What type of antenna are you using? Is it a chip antenna and, if so, how is it oriented? Does it have a PCB ground plane?

I have not seen this before. But, if I had to guess, I would say it does look like a signal reflection issue.

I suggest asking about this on the u-blox support portal. It might be something someone has seen before.

Best wishes, Paul

Jakub-Nagy commented 1 year ago

Hi Paul,

What type of antenna are you using? Is it a chip antenna and, if so, how is it oriented? Does it have a PCB ground plane?

We have a 1/4 wire antenna angled 45 degrees to the sky in order to receive sats in the arc between the horizon and zenith. A ground loop in the solar panel serves as the ground plane but it's only about 8cm wide.

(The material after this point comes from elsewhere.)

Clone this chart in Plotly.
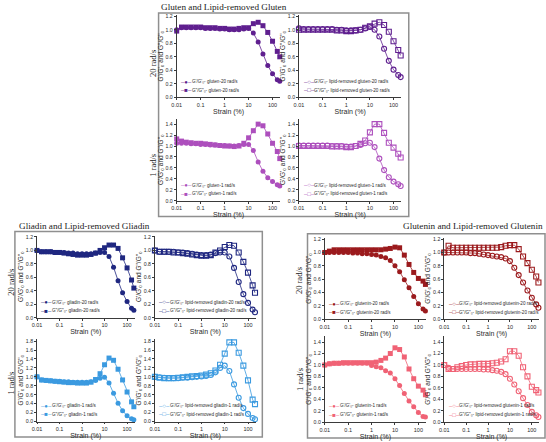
import plotly.graph_objects as go

W, H = 546, 442

strain = [0.01, 0.0158, 0.0251, 0.0398, 0.0631, 0.1, 0.158, 0.251, 0.398, 0.631,
          1, 1.58, 2.51, 3.98, 6.31, 10, 15.8, 25.1, 39.8, 63.1, 100, 158, 200]

gluten20_Gp = [1.00, 1.03, 1.03, 1.03, 1.03, 1.03, 1.02, 1.02, 1.02, 1.01, 1.01, 1.00, 1.00, 1.00, 1.01, 1.02, 0.95, 0.82, 0.64, 0.47, 0.35, 0.26, 0.24]
gluten20_Gpp = [0.98, 1.04, 1.04, 1.04, 1.04, 1.04, 1.03, 1.03, 1.03, 1.02, 1.02, 1.01, 1.01, 1.02, 1.03, 1.03, 1.09, 1.11, 1.06, 0.96, 0.83, 0.68, 0.60]
lrgluten20_Gp = [1.02, 1.01, 1.01, 1.01, 1.01, 1.01, 1.01, 1.01, 1.00, 1.00, 0.99, 0.99, 0.99, 1.00, 1.02, 1.04, 1.00, 0.90, 0.72, 0.54, 0.41, 0.33, 0.30]
lrgluten20_Gpp = [1.00, 1.00, 1.00, 1.00, 1.00, 1.00, 1.00, 1.00, 0.99, 0.99, 0.98, 0.98, 0.99, 1.00, 1.03, 1.05, 1.09, 1.11, 1.07, 0.97, 0.83, 0.70, 0.62]
gluten1_Gp = [1.05, 1.05, 1.05, 1.04, 1.04, 1.03, 1.03, 1.02, 1.02, 1.01, 1.01, 1.00, 1.00, 1.01, 1.03, 1.03, 0.92, 0.71, 0.54, 0.42, 0.35, 0.29, 0.27]
gluten1_Gpp = [1.13, 1.09, 1.07, 1.06, 1.05, 1.05, 1.04, 1.03, 1.02, 1.01, 1.00, 1.00, 0.99, 1.00, 1.05, 1.15, 1.28, 1.40, 1.37, 1.22, 1.05, 0.90, 0.77]
lrgluten1_Gp = [1.01, 1.01, 1.01, 1.01, 1.01, 1.01, 1.01, 1.00, 1.00, 1.00, 0.99, 0.99, 1.00, 1.02, 1.05, 1.06, 0.98, 0.77, 0.56, 0.43, 0.35, 0.30, 0.27]
lrgluten1_Gpp = [1.00, 1.00, 1.00, 1.00, 1.00, 1.00, 1.00, 0.99, 0.99, 0.99, 0.98, 0.98, 1.00, 1.04, 1.10, 1.25, 1.40, 1.40, 1.24, 1.06, 0.97, 0.86, 0.79]

gliadin20_Gp = [1.00, 0.98, 0.98, 0.98, 0.97, 0.97, 0.97, 0.96, 0.96, 0.95, 0.95, 0.95, 0.95, 0.96, 0.97, 0.97, 0.91, 0.75, 0.55, 0.37, 0.24, 0.14, 0.11]
gliadin20_Gpp = [1.00, 0.98, 0.98, 0.98, 0.97, 0.97, 0.96, 0.95, 0.94, 0.93, 0.93, 0.93, 0.94, 0.96, 1.00, 1.04, 1.08, 1.08, 1.03, 0.89, 0.74, 0.56, 0.44]
lrgliadin20_Gp = [1.00, 0.98, 0.98, 0.98, 0.98, 0.97, 0.97, 0.96, 0.95, 0.94, 0.93, 0.93, 0.94, 0.96, 0.97, 0.97, 0.91, 0.74, 0.53, 0.35, 0.22, 0.12, 0.08]
lrgliadin20_Gpp = [1.00, 0.98, 0.98, 0.98, 0.97, 0.97, 0.96, 0.95, 0.94, 0.93, 0.92, 0.92, 0.93, 0.97, 1.00, 1.05, 1.08, 1.07, 0.97, 0.83, 0.67, 0.48, 0.37]
gliadin1_Gp = [1.00, 0.93, 0.92, 0.91, 0.90, 0.90, 0.89, 0.89, 0.88, 0.88, 0.88, 0.88, 0.89, 0.92, 0.97, 0.99, 0.86, 0.63, 0.41, 0.24, 0.13, 0.06, 0.04]
gliadin1_Gpp = [1.00, 0.93, 0.92, 0.91, 0.90, 0.89, 0.88, 0.87, 0.87, 0.86, 0.86, 0.86, 0.88, 0.94, 1.07, 1.27, 1.42, 1.37, 1.17, 0.93, 0.66, 0.44, 0.33]
lrgliadin1_Gp = [1.00, 0.99, 0.98, 0.97, 0.97, 0.97, 0.98, 0.98, 0.99, 1.00, 1.01, 1.02, 1.04, 1.10, 1.20, 1.25, 1.13, 0.83, 0.53, 0.30, 0.17, 0.08, 0.05]
lrgliadin1_Gpp = [1.00, 0.98, 0.97, 0.97, 0.97, 0.98, 0.99, 1.00, 1.01, 1.02, 1.03, 1.05, 1.08, 1.14, 1.27, 1.52, 1.77, 1.77, 1.54, 1.25, 0.92, 0.49, 0.39]

glutenin20_Gp = [1.00, 1.00, 1.00, 1.00, 1.00, 1.00, 0.99, 0.99, 0.98, 0.98, 0.97, 0.96, 0.94, 0.92, 0.88, 0.80, 0.71, 0.59, 0.47, 0.34, 0.23, 0.15, 0.12]
glutenin20_Gpp = [1.00, 1.02, 1.04, 1.04, 1.04, 1.04, 1.04, 1.04, 1.04, 1.04, 1.04, 1.04, 1.04, 1.05, 1.06, 1.08, 1.07, 0.96, 0.82, 0.70, 0.61, 0.57, 0.52]
lrglutenin20_Gp = [1.00, 1.00, 1.00, 1.00, 1.00, 1.00, 0.99, 0.99, 0.98, 0.97, 0.96, 0.95, 0.94, 0.93, 0.91, 0.87, 0.77, 0.66, 0.55, 0.43, 0.32, 0.22, 0.17]
lrglutenin20_Gpp = [1.00, 1.10, 1.07, 1.07, 1.07, 1.07, 1.07, 1.07, 1.07, 1.07, 1.07, 1.07, 1.07, 1.08, 1.10, 1.11, 1.11, 1.05, 0.94, 0.84, 0.74, 0.64, 0.55]
glutenin1_Gp = [1.00, 1.02, 1.03, 1.03, 1.03, 1.03, 1.03, 1.03, 1.03, 1.03, 0.99, 0.97, 0.95, 0.90, 0.86, 0.76, 0.64, 0.50, 0.37, 0.27, 0.17, 0.10, 0.09]
glutenin1_Gpp = [1.00, 1.02, 1.03, 1.03, 1.04, 1.04, 1.04, 1.04, 1.04, 1.04, 1.04, 1.05, 1.08, 1.12, 1.20, 1.30, 1.27, 1.14, 0.93, 0.76, 0.63, 0.56, 0.48]
lrglutenin1_Gp = [1.00, 0.95, 0.93, 0.93, 0.93, 0.93, 0.93, 0.93, 0.93, 0.92, 0.92, 0.91, 0.90, 0.88, 0.84, 0.76, 0.66, 0.54, 0.42, 0.30, 0.18, 0.12, 0.09]
lrglutenin1_Gpp = [1.00, 0.93, 0.93, 0.96, 0.98, 1.00, 1.01, 1.01, 1.02, 1.02, 1.02, 1.03, 1.04, 1.06, 1.10, 1.24, 1.24, 1.16, 0.96, 0.80, 0.62, 0.56, 0.52]

panel_titles = ["Gluten and Lipid-removed Gluten",
                "Gliadin and Lipid-removed Gliadin",
                "Glutenin and Lipid-removed Glutenin"]
row_labels = ["20 rad/s", "1 rad/s"]
x_tickvals = [0.01, 0.1, 1, 10, 100]
x_ticktext = ["0.01", "0.1", "1", "10", "100"]

C_GLU20, C_GLU1 = "#5f1f8f", "#ad4fbd"
C_GLI20, C_GLI1 = "#1f2780", "#3b9ae0"
C_GLT20, C_GLT1 = "#9b1a1d", "#f06275"

# (Gp, Gpp, colour, open markers, label, pixel box x0, x1, ytop, ybottom, ymax)
subplots = [
    (gluten20_Gp, gluten20_Gpp, C_GLU20, False, "gluten-20 rad/s", 173.3, 278, 13, 96.5, 1.22),
    (lrgluten20_Gp, lrgluten20_Gpp, C_GLU20, True, "lipid-removed gluten-20 rad/s", 296.7, 400, 13, 96.5, 1.22),
    (gluten1_Gp, gluten1_Gpp, C_GLU1, False, "gluten-1 rad/s", 173.3, 278, 118, 201, 1.5),
    (lrgluten1_Gp, lrgluten1_Gpp, C_GLU1, True, "lipid-removed gluten-1 rad/s", 296.7, 400, 118, 201, 1.5),
    (gliadin20_Gp, gliadin20_Gpp, C_GLI20, False, "gliadin-20 rad/s", 32.3, 130.7, 236.3, 319.3, 1.22),
    (lrgliadin20_Gp, lrgliadin20_Gpp, C_GLI20, True, "lipid-removed gliadin-20 rad/s", 151.3, 253, 236.3, 319.3, 1.22),
    (gliadin1_Gp, gliadin1_Gpp, C_GLI1, False, "gliadin-1 rad/s", 32.3, 130.7, 340.7, 424.3, 1.85),
    (lrgliadin1_Gp, lrgliadin1_Gpp, C_GLI1, True, "lipid-removed gliadin-1 rad/s", 151.3, 253, 340.7, 424.3, 1.85),
    (glutenin20_Gp, glutenin20_Gpp, C_GLT20, False, "glutenin-20 rad/s", 322.7, 425, 238.5, 320.7, 1.22),
    (lrglutenin20_Gp, lrglutenin20_Gpp, C_GLT20, True, "lipid-removed glutenin-20 rad/s", 443.3, 539, 238.5, 320.7, 1.22),
    (glutenin1_Gp, glutenin1_Gpp, C_GLT1, False, "glutenin-1 rad/s", 322.7, 425, 338.2, 425, 1.5),
    (lrglutenin1_Gp, lrglutenin1_Gpp, C_GLT1, True, "lipid-removed glutenin-1 rad/s", 443.3, 539, 338.2, 425, 1.5),
]

FONT = "Liberation Sans, Arial, DejaVu Sans, sans-serif"
SERIF = "Liberation Serif, Times New Roman, serif"
AX = "#3a3a3a"
TXT = "#2a2a2a"

fig = go.Figure()
layout = dict(width=W, height=H, margin=dict(l=0, r=0, t=0, b=0),
              paper_bgcolor="white", plot_bgcolor="white", showlegend=False)
annotations = []

for k, (gp, gpp, col, is_open, label, x0, x1, yt, yb, ymax) in enumerate(subplots, start=1):
    sfx = "" if k == 1 else str(k)
    sym_c = "circle-open" if is_open else "circle"
    sym_s = "square-open" if is_open else "square"
    name1 = "G'/G'₀- " + label
    name2 = 'G"/G"₀- ' + label
    for vals, sym, nm in ((gpp, sym_s, name2), (gp, sym_c, name1)):
        fig.add_trace(go.Scatter(
            x=strain, y=vals, mode="lines+markers", name=nm,
            xaxis="x" + sfx, yaxis="y" + sfx, cliponaxis=False,
            line=dict(color=col, width=0.8),
            marker=dict(symbol=sym, size=5, color=col,
                        line=dict(color=col, width=1.1 if is_open else 0)),
        ))
    layout["xaxis" + sfx] = dict(
        domain=[x0 / W, x1 / W], anchor="y" + sfx, type="log", range=[-2, 2.33],
        tickvals=x_tickvals, ticktext=x_ticktext,
        ticks="outside", ticklen=2, tickwidth=0.7, tickcolor=AX,
        showline=True, linecolor=AX, linewidth=0.8, showgrid=False, zeroline=False,
        tickfont=dict(family=FONT, size=5.5, color=TXT),
        title=dict(text="Strain (%)", font=dict(family=FONT, size=7, color=TXT), standoff=0),
    )
    layout["yaxis" + sfx] = dict(
        domain=[1 - yb / H, 1 - yt / H], anchor="x" + sfx, range=[0, ymax],
        dtick=0.2, tick0=0, tickformat=".1f",
        ticks="outside", ticklen=2, tickwidth=0.7, tickcolor=AX,
        showline=True, linecolor=AX, linewidth=0.8, showgrid=False, zeroline=False,
        tickfont=dict(family=FONT, size=5.2, color=TXT),
        title=dict(text="G'/G'₀ and G\"/G\"₀",
                   font=dict(family=FONT, size=6.5, color=TXT), standoff=1),
    )
    mk_c = "○" if is_open else "●"
    mk_s = "□" if is_open else "■"
    for ypos, mk, nm in ((0.19, mk_c, name1), (0.085, mk_s, name2)):
        annotations.append(dict(
            xref="x" + sfx + " domain", yref="y" + sfx + " domain",
            x=0.025, y=ypos, xanchor="left", yanchor="middle", showarrow=False,
            text="–" + mk + "–", font=dict(family=FONT, size=6, color=col),
        ))
        annotations.append(dict(
            xref="x" + sfx + " domain", yref="y" + sfx + " domain",
            x=0.13, y=ypos, xanchor="left", yanchor="middle", showarrow=False,
            text=nm, font=dict(family=FONT, size=4.6, color=TXT),
        ))

# panel frames, titles, row labels
frames = [(155, 11, 407.5, 217), (10, 232, 259.7, 440), (305.3, 234.3, 545, 441)]
shapes = []
for (fx0, fy0, fx1, fy1) in frames:
    shapes.append(dict(type="rect", xref="paper", yref="paper",
                       x0=fx0 / W, x1=fx1 / W, y0=1 - fy1 / H, y1=1 - fy0 / H,
                       line=dict(color="#8f8f8f", width=1.5), fillcolor="rgba(0,0,0,0)", layer="below"))

title_pos = [(155, 5, "left"), (12, 227, "left"), (545, 227, "right")]
for t, (tx, ty, anc) in zip(panel_titles, title_pos):
    annotations.append(dict(xref="paper", yref="paper", x=tx / W, y=1 - ty / H,
                            xanchor=anc, yanchor="middle", showarrow=False, text=t,
                            font=dict(family=SERIF, size=9.2, color="#222")))

row_pos = [(150, 62, 165), (6, 283, 385), (297, 282, 382)]
for (rx, ry1, ry2) in row_pos:
    for lab, ry in zip(row_labels, (ry1, ry2)):
        annotations.append(dict(xref="paper", yref="paper", x=rx / W, y=1 - ry / H,
                                xanchor="center", yanchor="middle", showarrow=False,
                                text=lab, textangle=-90,
                                font=dict(family=SERIF, size=8.5, color="#222")))

layout["annotations"] = annotations
layout["shapes"] = shapes
fig.update_layout(**layout)
fig.write_html("out.html")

I have not seen this before. But, if I had to guess, I would say it does look like a signal reflection issue.

I thought so too. The only thing relating to multipath/reflectance I can find in the M8 receiver description is the UBX-CFG-NAVX5 message and the sigAttenCompMode config. I could also try to force 3D fix and increase the minimum required sats, but that could make the situation even worse.

I suggest asking about this on the u-blox support portal.

Will do.

Best, Jakub

PaulZC commented 8 months ago

Hi Jakub (@Jakub-Nagy ),

I think this issue is stale? Closing... Please reopen if you need more help with this.

Best wishes, Paul